The source material for this extract is the 1800 publication, “The Reports of the Society for Bettering the Condition and Increasing the Comforts of the Poor”. It was reprinted in a number of newspapers in 1826, possibly as part of discussions about new provisions for the poor, which later lead to the introduction of the 1834 Poor Law Amendment Act.
The “Society for Bettering the Condition and Increasing the Comforts of the Poor”, was founded by Sir Thomas Bernard, 3rd Baronet (27 April 1750 – 1 July 1818) who was an English social reformer.
Extract from an Account of a Cottager’s Family at Hasketon.
By John Way, Esq.
In the year 1779, a tenant of mine, at Hasketon in the county of Suffolk, died, leaving a widow and fourteen children, the eldest of which was a girl under 14 years of age. He had held under me 14 acres of pasture land, in four enclosures, at a moderate rent of £13 a year; and had kept two cows, which, with a very little furniture and clothing, was all the property that devolved, upon his death, to his widow and children.
The parish of Hasketon is within the district of one of the incorporated houses of industry; one of the first that was erected in the kingdom. The rule of the house is to receive all proper objects within the walls, but not to allow any thing for the relief of the ‘out poor’, except in cases which have a peculiar claim. The directors of the house of industry, upon being made acquainted with the situation of the family, immediately agreed to relieve the widow, by taking her seven youngest children into the house. This was proposed to her but, with great agitation of mind, she refused to part with any of her children. She said, she would rather die in working to maintain them, or go herself with all of them into the house, and there work for them ; than either part with them all, or suffer any partiality to be shewn to any of them. She then declared that if I, her landlord, would continue her in the farm, as she called it, she would undertake to maintain and bring up all her 14 children, without any parochial assistance.
She persisted in her resolution; and being a strong woman about 45 years old, I told her she should continue the tenant, and hold it the first year rent free. This she accepted with much thankfulness; and assured me, that she would manage for her family without any other assistance. At the same time, though without her knowledge, I directed my receiver not to call upon her at all for her rent, conceiving that it would be a great thing if she could support so large a family, even with that indulgence.

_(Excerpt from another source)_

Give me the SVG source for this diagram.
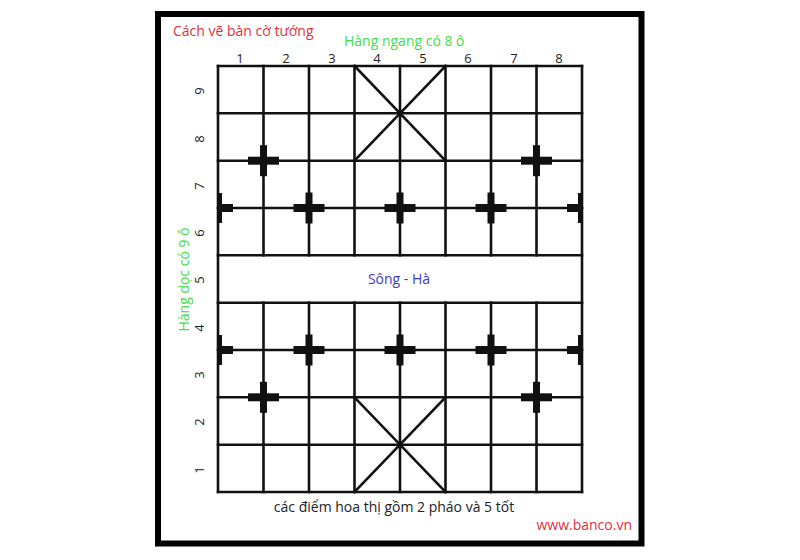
<svg xmlns="http://www.w3.org/2000/svg" xmlns:xlink="http://www.w3.org/1999/xlink" width="800" height="560" viewBox="0 0 800 560">
<style>
.frame{fill:#fff;stroke:#000;stroke-width:6}
.grid line{stroke:#111;stroke-width:2.6;stroke-linecap:square}
.num{font-family:"Open Sans","Liberation Sans",sans-serif;font-size:13px;fill:#222;text-anchor:middle}
.t{font-family:"Open Sans","Liberation Sans",sans-serif;font-size:14px}
.mark{fill:#111}
</style>
<defs>
<g id="plus"><rect x="-15.5" y="-4" width="31" height="8"/><rect x="-3.5" y="-15.5" width="7" height="31"/></g>
<g id="halfL"><rect x="0" y="-15" width="4" height="30"/><rect x="0" y="-4" width="15" height="8"/></g>
<g id="halfR"><rect x="-4" y="-15" width="4" height="30"/><rect x="-15" y="-4" width="15" height="8"/></g>
</defs>
<rect width="800" height="560" fill="#fff"/>
<rect class="frame" x="158" y="14" width="483.5" height="529.5"/>

<g id="title"><text class="t" x="173" y="36" fill="#e0303c">Cách vẽ bàn cờ tướng</text></g>
<g id="label-ngang"><text class="t" x="344" y="46" font-size="13.5" fill="#44dd44">Hàng ngang có 8 ô</text></g>
<g id="label-doc"><text class="t" transform="translate(189,279.5) rotate(-90)" text-anchor="middle" fill="#44dd44">Hàng dọc có 9 ô</text></g>

<g id="col-numbers">
<text class="num" x="240" y="63">1</text>
<text class="num" x="286" y="63">2</text>
<text class="num" x="332" y="63">3</text>
<text class="num" x="377" y="63">4</text>
<text class="num" x="423" y="63">5</text>
<text class="num" x="468" y="63">6</text>
<text class="num" x="514" y="63">7</text>
<text class="num" x="559" y="63">8</text>
</g>
<g id="row-numbers">
<text class="num" transform="translate(203.5,91) rotate(-90)">9</text>
<text class="num" transform="translate(203.5,139) rotate(-90)">8</text>
<text class="num" transform="translate(203.5,186) rotate(-90)">7</text>
<text class="num" transform="translate(203.5,233) rotate(-90)">6</text>
<text class="num" transform="translate(203.5,280) rotate(-90)">5</text>
<text class="num" transform="translate(203.5,328) rotate(-90)">4</text>
<text class="num" transform="translate(203.5,375) rotate(-90)">3</text>
<text class="num" transform="translate(203.5,422) rotate(-90)">2</text>
<text class="num" transform="translate(203.5,470) rotate(-90)">1</text>
</g>

<g id="board" class="grid">
<line x1="218" y1="66" x2="582" y2="66"/>
<line x1="218" y1="113.3" x2="582" y2="113.3"/>
<line x1="218" y1="160.7" x2="582" y2="160.7"/>
<line x1="218" y1="208" x2="582" y2="208"/>
<line x1="218" y1="255.3" x2="582" y2="255.3"/>
<line x1="218" y1="302.7" x2="582" y2="302.7"/>
<line x1="218" y1="350" x2="582" y2="350"/>
<line x1="218" y1="397.3" x2="582" y2="397.3"/>
<line x1="218" y1="444.7" x2="582" y2="444.7"/>
<line x1="218" y1="492" x2="582" y2="492"/>
<line x1="218" y1="66" x2="218" y2="492"/>
<line x1="582" y1="66" x2="582" y2="492"/>
<line x1="263.5" y1="66" x2="263.5" y2="255.3"/>
<line x1="309" y1="66" x2="309" y2="255.3"/>
<line x1="354.5" y1="66" x2="354.5" y2="255.3"/>
<line x1="400" y1="66" x2="400" y2="255.3"/>
<line x1="445.5" y1="66" x2="445.5" y2="255.3"/>
<line x1="491" y1="66" x2="491" y2="255.3"/>
<line x1="536.5" y1="66" x2="536.5" y2="255.3"/>
<line x1="263.5" y1="302.7" x2="263.5" y2="492"/>
<line x1="309" y1="302.7" x2="309" y2="492"/>
<line x1="354.5" y1="302.7" x2="354.5" y2="492"/>
<line x1="400" y1="302.7" x2="400" y2="492"/>
<line x1="445.5" y1="302.7" x2="445.5" y2="492"/>
<line x1="491" y1="302.7" x2="491" y2="492"/>
<line x1="536.5" y1="302.7" x2="536.5" y2="492"/>
<line x1="354.5" y1="66" x2="445.5" y2="160.7"/>
<line x1="445.5" y1="66" x2="354.5" y2="160.7"/>
<line x1="354.5" y1="397.3" x2="445.5" y2="492"/>
<line x1="445.5" y1="397.3" x2="354.5" y2="492"/>
</g>

<g id="marks" class="mark">
<use xlink:href="#plus" href="#plus" x="263.5" y="160.7"/>
<use xlink:href="#plus" href="#plus" x="536.5" y="160.7"/>
<use xlink:href="#halfL" href="#halfL" x="218" y="208"/>
<use xlink:href="#plus" href="#plus" x="309" y="208"/>
<use xlink:href="#plus" href="#plus" x="400" y="208"/>
<use xlink:href="#plus" href="#plus" x="491" y="208"/>
<use xlink:href="#halfR" href="#halfR" x="582" y="208"/>
<use xlink:href="#halfL" href="#halfL" x="218" y="350"/>
<use xlink:href="#plus" href="#plus" x="309" y="350"/>
<use xlink:href="#plus" href="#plus" x="400" y="350"/>
<use xlink:href="#plus" href="#plus" x="491" y="350"/>
<use xlink:href="#halfR" href="#halfR" x="582" y="350"/>
<use xlink:href="#plus" href="#plus" x="263.5" y="397.3"/>
<use xlink:href="#plus" href="#plus" x="536.5" y="397.3"/>
</g>

<g id="river"><text class="t" x="399" y="284" text-anchor="middle" font-size="15" fill="#3c3cb4">Sông - Hà</text></g>
<g id="caption"><text class="t" x="394" y="512" text-anchor="middle" font-size="13.5" fill="#222">các điểm hoa thị gồm 2 pháo và 5 tốt</text></g>
<g id="website"><text class="t" x="632" y="530" text-anchor="end" fill="#e0303c">www.banco.vn</text></g>
</svg>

The result, however, was that with the benefit of her two cows, and of the land, she exerted herself so as to bring up all her children, all of whom she placed out in service, continuing to pay her rent regularly of her own accord to my receiver every year after the first. She carried part of the milk of her two cows, together with the cream and butter, every day to sell at Woodbridge, a market town two miles off, and brought back bread and other necessaries with which, and with her skim-milk, butter-milk, &c. she supported her family. The eldest girls took care of the rest while the mother was gone to Woodbridge and by degrees as they grew up the children went into the service of the neighbouring farmers.
The widow at length came and informed me that all her children, except the two youngest, were able to get their own living and that she had taken up the employment as a nurse which was a less laborious situation, and at the same time would enable her to provide for the two remaining children, who indeed could now almost maintain themselves. She therefore gave up the land, expressing great gratitude for the enjoyment of it, which had afforded her the means of supporting her family, under a calamity, which must otherwise have driven both her and her children into a workhouse.
OBSERVATIONS.
This is an extraordinary instance of what maternal affection, assisted by a little kindness and encouragement, will do. To separate the children of the poor from their parents, is equally impolitic and unkind.

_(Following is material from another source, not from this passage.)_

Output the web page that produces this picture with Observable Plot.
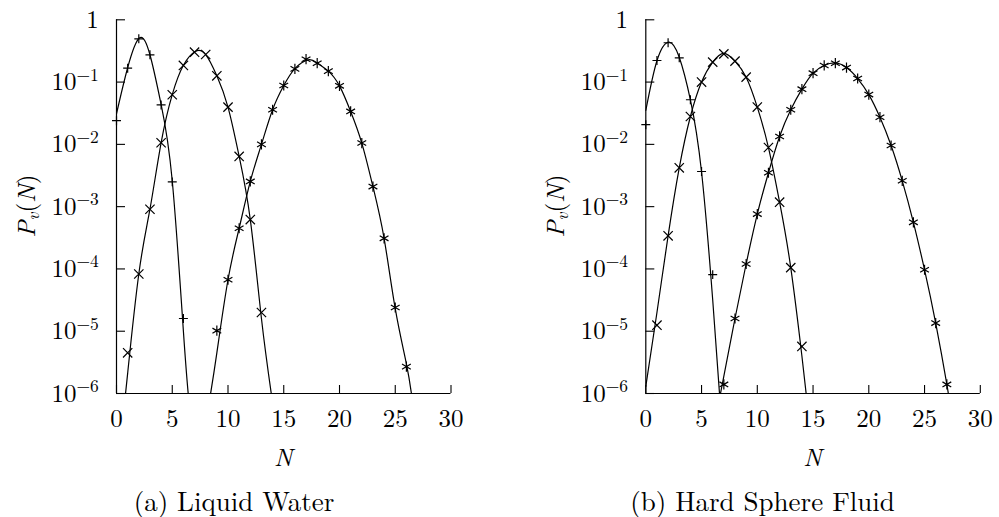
<!DOCTYPE html>
<html><head><meta charset="utf-8">
<script src="https://cdn.jsdelivr.net/npm/d3@7"></script>
<script src="https://cdn.jsdelivr.net/npm/@observablehq/plot@0.6"></script>
<style>
html,body{margin:0;padding:0;background:#fff;}
#wrap{position:relative;width:999px;height:517px;overflow:hidden;background:#fff;
  font-family:"Latin Modern Roman","CMU Serif","Liberation Serif","DejaVu Serif",serif;color:#000;}
.panel{position:absolute;top:0;}
.caption{position:absolute;font-size:27px;line-height:27px;white-space:nowrap;transform:translateX(-50%);}
</style></head><body><div id="wrap"></div>
<script>
const FONT = '"Latin Modern Roman","CMU Serif","Liberation Serif","DejaVu Serif",serif';
const xTicks = [0, 5, 10, 15, 20, 25, 30];
const yTicks = [1e-6, 1e-5, 1e-4, 1e-3, 1e-2, 1e-1, 1];
const captions = ["(a) Liquid Water", "(b) Hard Sphere Fluid"];

// (a) Liquid Water — simulation points
const lwN1 = [0, 1, 2, 3, 4, 5, 6];
const lwP1 = [0.024, 0.167, 0.495, 0.274, 0.043, 0.0025, 1.6e-5];
const lwN2 = [1, 2, 3, 4, 5, 6, 7, 8, 9, 10, 11, 12, 13];
const lwP2 = [4.5e-6, 8.3e-5, 9.1e-4, 0.0106, 0.0625, 0.185, 0.302, 0.277, 0.126, 0.0396, 0.0064, 6.2e-4, 2.0e-5];
const lwN3 = [9, 10, 11, 12, 13, 14, 15, 16, 17, 18, 19, 20, 21, 22, 23, 24, 25, 26];
const lwP3 = [1.02e-5, 6.7e-5, 4.5e-4, 2.54e-3, 0.010, 0.036, 0.088, 0.163, 0.233, 0.201, 0.150, 0.087, 0.0338, 0.0105, 0.0021, 3.1e-4, 2.4e-5, 2.7e-6];
// (a) fitted curves
const lwFitN1 = [0, 1, 2.05, 3, 4, 5, 6, 6.43];
const lwFitP1 = [0.031, 0.17, 0.51, 0.275, 0.044, 0.0026, 1.0e-5, 1e-6];
const lwFitN2 = [0.81, 1, 2, 3, 4, 5, 6, 7.07, 8, 9, 10, 11, 12, 13, 13.88];
const lwFitP2 = [1e-6, 2.1e-6, 8.3e-5, 9.1e-4, 0.0106, 0.063, 0.186, 0.31, 0.277, 0.126, 0.0396, 0.0064, 6.2e-4, 1.6e-5, 1e-6];
const lwFitN3 = [8.44, 9, 10, 11, 12, 13, 14, 15, 16, 17.2, 18, 19, 20, 21, 22, 23, 24, 25, 26, 26.45];
const lwFitP3 = [1e-6, 4.5e-6, 6.7e-5, 4.5e-4, 2.54e-3, 0.010, 0.036, 0.088, 0.165, 0.228, 0.203, 0.150, 0.087, 0.0338, 0.0105, 0.0021, 3.1e-4, 2.3e-5, 3.0e-6, 1e-6];

// (b) Hard Sphere Fluid — simulation points
const hsN1 = [0, 1, 2, 3, 4, 5, 6];
const hsP1 = [0.0207, 0.222, 0.428, 0.245, 0.052, 3.67e-3, 8.1e-5];
const hsN2 = [1, 2, 3, 4, 5, 6, 7, 8, 9, 10, 11, 12, 13, 14];
const hsP2 = [1.25e-5, 3.4e-4, 4.2e-3, 0.028, 0.100, 0.209, 0.284, 0.217, 0.120, 0.0397, 8.9e-3, 1.18e-3, 1.05e-4, 5.7e-6];
const hsN3 = [7, 8, 9, 10, 11, 12, 13, 14, 15, 16, 17, 18, 19, 20, 21, 22, 23, 24, 25, 26, 27];
const hsP3 = [1.4e-6, 1.6e-5, 1.2e-4, 7.6e-4, 3.5e-3, 0.0134, 0.036, 0.077, 0.139, 0.185, 0.201, 0.171, 0.114, 0.063, 0.0273, 9.6e-3, 2.6e-3, 5.6e-4, 9.7e-5, 1.35e-5, 1.4e-6];
// (b) fitted curves
const hsFitN1 = [0, 1, 2.06, 3, 4, 5, 6, 6.61];
const hsFitP1 = [0.035, 0.22, 0.437, 0.25, 0.052, 3.6e-3, 3.2e-5, 1e-6];
const hsFitN2 = [0, 1, 2, 3, 4, 5, 6, 7, 8, 9, 10, 11, 12, 13, 14, 14.38];
const hsFitP2 = [1.3e-6, 2.0e-5, 3.4e-4, 4.2e-3, 0.028, 0.100, 0.209, 0.290, 0.217, 0.120, 0.0397, 8.9e-3, 1.18e-3, 1.05e-4, 4.0e-6, 1e-6];
const hsFitN3 = [6.7, 7, 8, 9, 10, 11, 12, 13, 14, 15, 16, 17, 18, 19, 20, 21, 22, 23, 24, 25, 26, 27, 27.1];
const hsFitP3 = [1e-6, 1.9e-6, 1.6e-5, 1.2e-4, 7.6e-4, 3.5e-3, 0.0134, 0.036, 0.077, 0.139, 0.185, 0.203, 0.171, 0.114, 0.063, 0.0273, 9.6e-3, 2.6e-3, 5.6e-4, 9.7e-5, 1.35e-5, 1.4e-6, 1e-6];

const symbols = ["plus", "times", "asterisk"];
const symbolR = [3.0, 4.3, 4.8];

const zip = (N, P) => N.map((n, i) => ({n, p: P[i]}));

function panel({pts, fits, left, width, marginLeft, caption, captionX}) {
  const frameW = 334.5, top = 19.3, bottom = 393, H = 475;
  const chart = Plot.plot({
    width, height: H,
    marginLeft, marginRight: width - marginLeft - frameW,
    marginTop: top, marginBottom: H - bottom,
    x: {domain: [0, 30]},
    y: {type: "log", domain: [1e-6, 1]},
    style: {fontFamily: FONT, fontSize: "25px", color: "#000", background: "transparent", overflow: "visible"},
    marks: [
      Plot.axisX({ticks: xTicks, tickSize: -8, tickPadding: 24, tickFormat: d => String(d), label: null, strokeWidth: 1.1}),
      Plot.axisY({ticks: yTicks, tickSize: -9, tickPadding: 26.7, label: null, strokeWidth: 1.1,
        tickFormat: d => d === 1 ? "1" : "10^" + Math.round(Math.log10(d))}),
      Plot.ruleX([0], {stroke: "#000", strokeWidth: 1.2}),
      Plot.ruleY([1e-6], {stroke: "#000", strokeWidth: 1.2}),
      ...fits.map(f => Plot.line(zip(f[0], f[1]), {x: "n", y: "p", curve: "natural", stroke: "#000", strokeWidth: 1.2, clip: true})),
      ...pts.map((s, k) => Plot.dot(zip(s[0], s[1]), {x: "n", y: "p", symbol: symbols[k], r: symbolR[k], stroke: "#000", strokeWidth: 1.2}))
    ]
  });
  const svg = d3.select(chart);
  svg.selectAll('g[aria-label="y-axis tick label"] text').each(function () {
    const t = this.textContent;
    if (t.includes("^")) {
      const [b, e] = t.split("^");
      this.textContent = "";
      const s = d3.select(this);
      s.append("tspan").text(b);
      s.append("tspan").attr("font-size", "17.5px").attr("dy", -9.5).text(e.replace("-", "\u2212"));
    }
  });
  // y label P_v(N)
  const yl = svg.append("text")
    .attr("transform", `translate(${marginLeft - 81},206) rotate(-90)`)
    .attr("text-anchor", "middle").attr("font-size", "25px").attr("fill", "#000");
  yl.append("tspan").attr("font-style", "italic").text("P");
  yl.append("tspan").attr("font-style", "italic").attr("font-size", "17.5px").attr("dy", 4).text("v");
  yl.append("tspan").attr("dy", -4).text("(");
  yl.append("tspan").attr("font-style", "italic").text("N");
  yl.append("tspan").text(")");
  // x label N
  svg.append("text").attr("x", marginLeft + frameW / 2).attr("y", 466)
    .attr("text-anchor", "middle").attr("font-style", "italic").attr("font-size", "25px").attr("fill", "#000").text("N");

  const div = document.createElement("div");
  div.className = "panel";
  div.style.left = left + "px";
  div.appendChild(chart);
  document.getElementById("wrap").appendChild(div);

  const cap = document.createElement("div");
  cap.className = "caption";
  cap.style.left = captionX + "px";
  cap.style.top = "486.5px";
  cap.textContent = caption;
  document.getElementById("wrap").appendChild(cap);
}

panel({
  pts: [[lwN1, lwP1], [lwN2, lwP2], [lwN3, lwP3]],
  fits: [[lwFitN1, lwFitP1], [lwFitN2, lwFitP2], [lwFitN3, lwFitP3]],
  left: 0, width: 500, marginLeft: 116, caption: captions[0], captionX: 234
});
panel({
  pts: [[hsN1, hsP1], [hsN2, hsP2], [hsN3, hsP3]],
  fits: [[hsFitN1, hsFitP1], [hsFitN2, hsFitP2], [hsFitN3, hsFitP3]],
  left: 500, width: 499, marginLeft: 145.3, caption: captions[1], captionX: 762.5
});
</script>
</body></html>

It destroys the energy of the parent, and the affections and principles of the child. Man is a creature of wants. From them are derived all our exertions. On the necessity of the infant is founded the affection of the mother, and among the poor (I except those cases where parental affection may be chilled and enfeebled by extreme depression of circumstances) — but, generally, among the poor, where that necessity exists in the greatest force, natural affection is the strongest. Among the rich, children are too frequently the subject either of pride, or of penitence.

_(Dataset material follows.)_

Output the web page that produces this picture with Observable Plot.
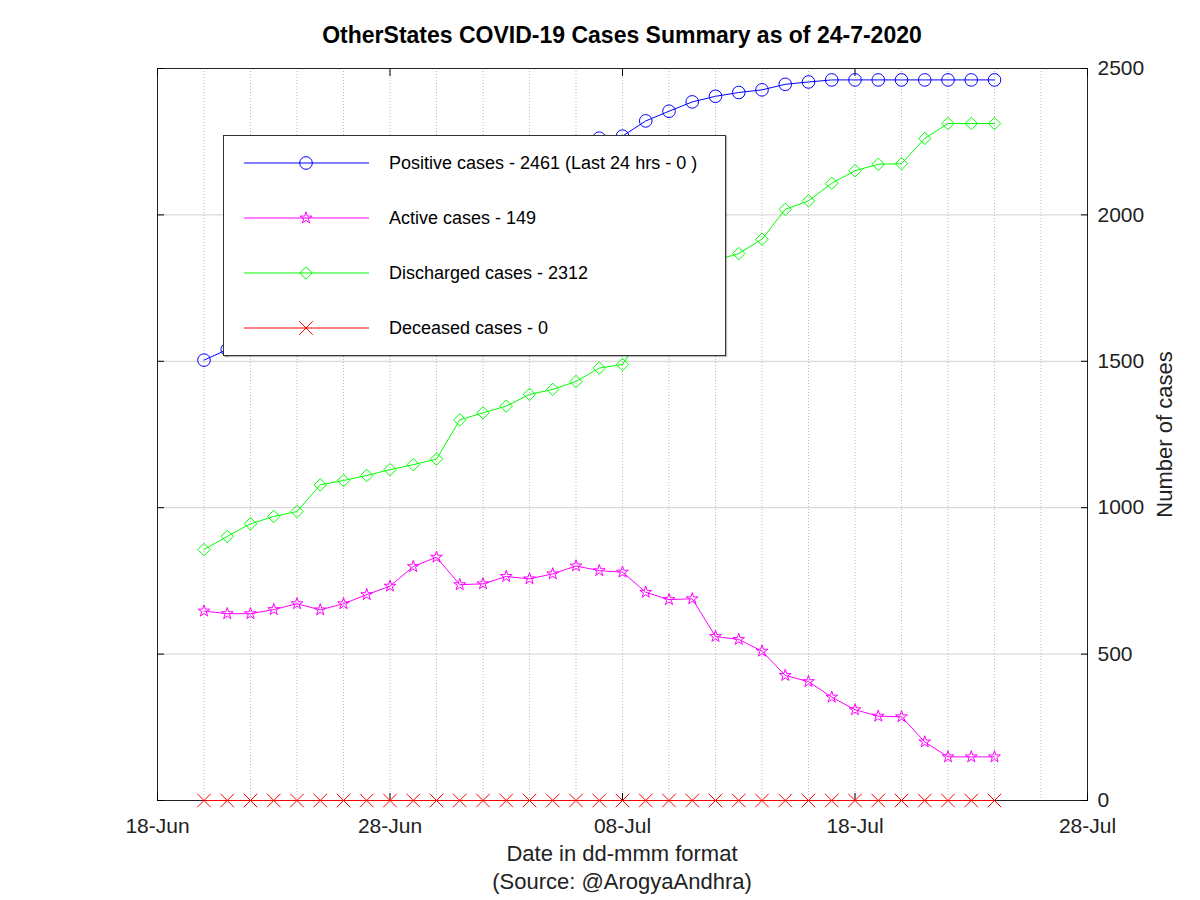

The supplying of cottagers with cows, and with the means of feeding them, will tend to diminish the calls for parochial relief and to render unnecessary that barbarous system, of removing the child from its natural and most affectionate guardians. The year’s rent remitted, and the land confided to this poor widow, not only enabled her to support and educate her children at home, but was the means of saving the parish a very considerable expense ; as the reception and feeding and clothing of the seven youngest children, at an expense of hardly less than seventy pounds a year, would probably have been followed by nearly an equal expense with the widow and the other children. Besides this, the encouragement of industry and good management among the poor in their cottages, and assisting them in their endeavours to thrive, will contribute to the increase of a hardy and industrious race of people ; and will afford a supply to our markets of eggs, butter, poultry, pigs, garden stuff, and almost every article of life ; tending to lower the price of provisions, to prevent monopoly, to enrich the country, and to make it powerful both in people and produce, to a degree beyond all calculation. 6th Nov. 1798.
From the Belfast Commercial Chronicle – Monday 18 September 1826.